The Promise of Niagara

Saying Thank You: Ed Riedlinger, '71

Ed Riedlinger

Ed Riedlinger wants fellow alumni to know that Niagara University is on the move. A member of the Class of 1971, Riedlinger admits he had little contact with the university for many years aside from dutifully sending a small gift to the annual giving campaign. Today, however, he’s impressed with the continued beautification of the campus, the growth he sees in both academics and facilities, and the vision for the future fostered by the Rev. Joseph L. Levesque and his board of trustees

“Some people in my era need to realize that a change has taken place. This is not the Niagara of old that is happy with the status quo,” he said. Riedlinger, who recently retired as managing director/senior vice president with GMAC Commercial Mortgage, has made an initial contribution of $50,000 to the university’s capital campaign.

“As one gets a little bit older in life, you realize you could not be where you are, but for the assistance of various institutions and individuals,” he said.

Back in 1967, Riedlinger traded the Jesuits (high school) for the Vincentians when he came to Niagara from Jersey City, N.J. After graduation from NU, Riedlinger spent two years in the Army, earned an MBA at the University of Connecticut, reluctantly turned down teaching offer at Niagara, and ended up in the Philadelphia area where he still lives today.
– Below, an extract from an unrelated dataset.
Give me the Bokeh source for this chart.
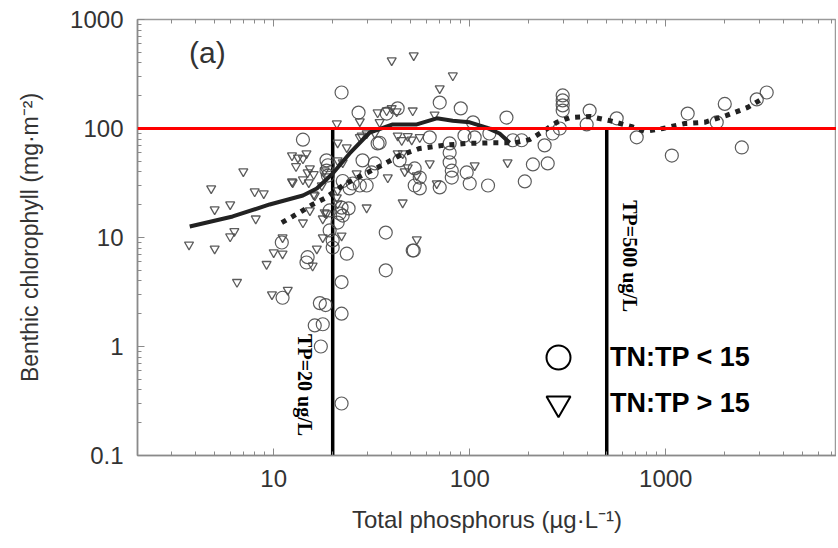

It was a turbulent time to be in college. Minority rights, the changing role of women and the Vietnam War had an effect on everyone. Niagara also had exciting basketball, and the Little Three rivalry. Riedlinger fondly recalls the long drive with friends to Princeton in 1970 to watch underdog Niagara triumph over a Top 10 University of Pennsylvania at the NCAAs, and then on to South Carolina where Eastern Regional hopes were dashed by Villanova. The following season, Niagara finally downed the Bonnies after losing each year since 1961-’62.

Most of all, Riedlinger remembers the gift Niagara gave him for the future: “I think I would have been lost at a larger school. The small school atmosphere and the value-based education was extremely important in my development. This gift is one way to say thanks.”